The exercise:
Write out each line that follows exactly as it stands, without the pictures.

Data segment:
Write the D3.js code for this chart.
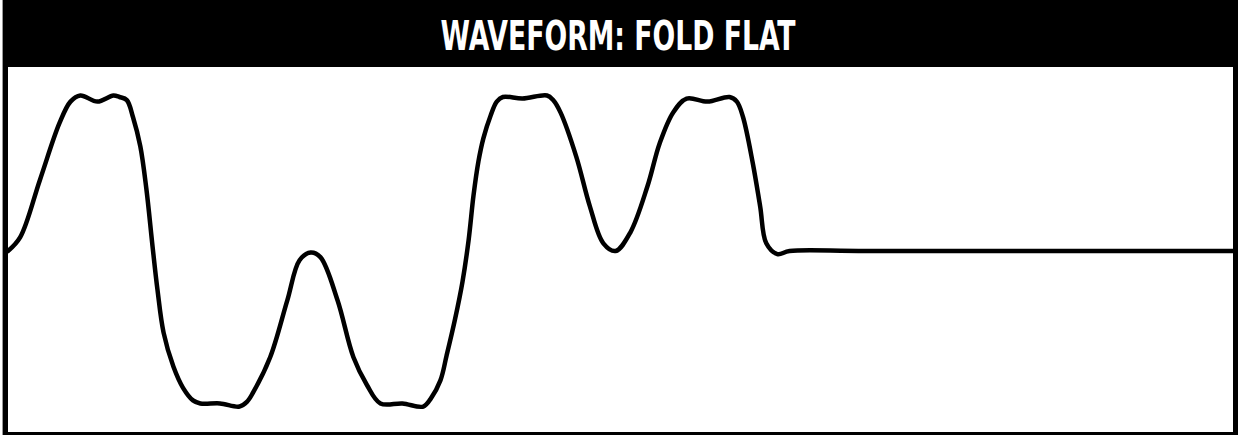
<!DOCTYPE html>
<html>
  <head>
    <meta charset="utf-8">
    <style>
      body { margin: 0; background: #fff; }
      .title {
        fill: #fff;
        font-family: "Liberation Sans Narrow", "DejaVu Sans Condensed", sans-serif;
        font-weight: bold;
        font-size: 40px;
      }
      .wave {
        fill: none;
        stroke: #000;
        stroke-width: 4.5px;
        stroke-linejoin: round;
        stroke-linecap: round;
      }
    </style>
  </head>
  <body>
    <svg width="1238" height="435"></svg>
    <script src="https://d3js.org/d3.v7.min.js"></script>
    <script>
      var titleText = "WAVEFORM: FOLD FLAT";

      // time (0-100) and folded amplitude (-1..1)
      var times = [0, 1.0, 2.6, 4.2, 5.1, 5.9, 7.3, 8.6, 9.1, 9.7, 10.2, 10.8, 11.3, 11.8,
        12.2, 12.7, 13.5, 14.3, 15.1, 15.7, 17.3, 18.9, 19.5, 20.0, 21.4, 22.8, 23.8, 24.7, 25.5,
        26.9, 28.2, 29.3, 30.4, 32.2, 33.9, 34.5, 35.3, 35.8, 36.5, 37.1, 37.6, 38.0, 38.4, 38.8,
        39.4, 39.9, 40.4, 42.0, 44.0, 44.5, 45.1, 46.4, 47.5, 48.6, 49.6, 50.8, 52.2, 53.2, 54.3,
        55.4, 57.1, 58.9, 59.5, 60.0, 60.8, 61.4, 61.9, 62.8, 63.8, 70, 100];
      var amplitude = [0.0, 0.09, 0.46, 0.83, 0.97, 1.01, 0.97, 1.01, 1.00, 0.98, 0.87, 0.68, 0.40, 0.03,
        -0.25, -0.53, -0.75, -0.89, -0.97, -0.99, -0.99, -1.01, -0.98, -0.92, -0.69, -0.32, -0.06, -0.01, -0.04,
        -0.32, -0.69, -0.87, -0.99, -0.99, -1.01, -0.96, -0.84, -0.68, -0.44, -0.20, 0.07, 0.36, 0.58, 0.73,
        0.88, 0.97, 1.00, 0.99, 1.01, 0.98, 0.90, 0.61, 0.29, 0.05, 0.00, 0.12, 0.42, 0.70, 0.90,
        0.99, 0.97, 1.00, 0.97, 0.87, 0.57, 0.29, 0.05, -0.02, 0.00, 0.00, 0.00];

      var svg = d3.select("svg"),
        width = +svg.attr("width"),
        height = +svg.attr("height");

      var headerH = 67, border = 5, left = 3;

      // outer frame + header
      svg.append("rect")
        .attr("x", left).attr("y", 0)
        .attr("width", width - left).attr("height", height)
        .attr("fill", "#000");
      svg.append("rect")
        .attr("x", left + border).attr("y", headerH)
        .attr("width", width - left - 2 * border).attr("height", height - headerH - border + 2)
        .attr("fill", "#fff");
      svg.append("line")
        .attr("x1", left - 0.5).attr("x2", left - 0.5)
        .attr("y1", 0).attr("y2", height)
        .attr("stroke", "#999");

      svg.append("text")
        .attr("class", "title")
        .attr("x", 618).attr("y", 50)
        .attr("text-anchor", "middle")
        .attr("textLength", 355)
        .attr("lengthAdjust", "spacingAndGlyphs")
        .text(titleText);

      var x = d3.scaleLinear().domain([0, 100]).range([left + border, width - border]);
      var y = d3.scaleLinear().domain([-1, 1]).range([405, 97]);

      var data = times.map(function(t, i) { return { t: t, v: amplitude[i] }; });

      var line = d3.line()
        .x(function(d) { return x(d.t); })
        .y(function(d) { return y(d.v); })
        .curve(d3.curveCatmullRom.alpha(0.5));

      svg.append("path")
        .datum(data)
        .attr("class", "wave")
        .attr("d", line);
    </script>
  </body>
</html>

Answer in full:
Write the D3.js code for this chart.
<!DOCTYPE html>
<html>
  <head>
    <meta charset="utf-8">
    <style>
      body { margin: 0; background: #fff; }
      .title {
        fill: #fff;
        font-family: "Liberation Sans Narrow", "DejaVu Sans Condensed", sans-serif;
        font-weight: bold;
        font-size: 40px;
      }
      .wave {
        fill: none;
        stroke: #000;
        stroke-width: 4.5px;
        stroke-linejoin: round;
        stroke-linecap: round;
      }
    </style>
  </head>
  <body>
    <svg width="1238" height="435"></svg>
    <script src="https://d3js.org/d3.v7.min.js"></script>
    <script>
      var titleText = "WAVEFORM: FOLD FLAT";

      // time (0-100) and folded amplitude (-1..1)
      var times = [0, 1.0, 2.6, 4.2, 5.1, 5.9, 7.3, 8.6, 9.1, 9.7, 10.2, 10.8, 11.3, 11.8,
        12.2, 12.7, 13.5, 14.3, 15.1, 15.7, 17.3, 18.9, 19.5, 20.0, 21.4, 22.8, 23.8, 24.7, 25.5,
        26.9, 28.2, 29.3, 30.4, 32.2, 33.9, 34.5, 35.3, 35.8, 36.5, 37.1, 37.6, 38.0, 38.4, 38.8,
        39.4, 39.9, 40.4, 42.0, 44.0, 44.5, 45.1, 46.4, 47.5, 48.6, 49.6, 50.8, 52.2, 53.2, 54.3,
        55.4, 57.1, 58.9, 59.5, 60.0, 60.8, 61.4, 61.9, 62.8, 63.8, 70, 100];
      var amplitude = [0.0, 0.09, 0.46, 0.83, 0.97, 1.01, 0.97, 1.01, 1.00, 0.98, 0.87, 0.68, 0.40, 0.03,
        -0.25, -0.53, -0.75, -0.89, -0.97, -0.99, -0.99, -1.01, -0.98, -0.92, -0.69, -0.32, -0.06, -0.01, -0.04,
        -0.32, -0.69, -0.87, -0.99, -0.99, -1.01, -0.96, -0.84, -0.68, -0.44, -0.20, 0.07, 0.36, 0.58, 0.73,
        0.88, 0.97, 1.00, 0.99, 1.01, 0.98, 0.90, 0.61, 0.29, 0.05, 0.00, 0.12, 0.42, 0.70, 0.90,
        0.99, 0.97, 1.00, 0.97, 0.87, 0.57, 0.29, 0.05, -0.02, 0.00, 0.00, 0.00];

      var svg = d3.select("svg"),
        width = +svg.attr("width"),
        height = +svg.attr("height");

      var headerH = 67, border = 5, left = 3;

      // outer frame + header
      svg.append("rect")
        .attr("x", left).attr("y", 0)
        .attr("width", width - left).attr("height", height)
        .attr("fill", "#000");
      svg.append("rect")
        .attr("x", left + border).attr("y", headerH)
        .attr("width", width - left - 2 * border).attr("height", height - headerH - border + 2)
        .attr("fill", "#fff");
      svg.append("line")
        .attr("x1", left - 0.5).attr("x2", left - 0.5)
        .attr("y1", 0).attr("y2", height)
        .attr("stroke", "#999");

      svg.append("text")
        .attr("class", "title")
        .attr("x", 618).attr("y", 50)
        .attr("text-anchor", "middle")
        .attr("textLength", 355)
        .attr("lengthAdjust", "spacingAndGlyphs")
        .text(titleText);

      var x = d3.scaleLinear().domain([0, 100]).range([left + border, width - border]);
      var y = d3.scaleLinear().domain([-1, 1]).range([405, 97]);

      var data = times.map(function(t, i) { return { t: t, v: amplitude[i] }; });

      var line = d3.line()
        .x(function(d) { return x(d.t); })
        .y(function(d) { return y(d.v); })
        .curve(d3.curveCatmullRom.alpha(0.5));

      svg.append("path")
        .datum(data)
        .attr("class", "wave")
        .attr("d", line);
    </script>
  </body>
</html>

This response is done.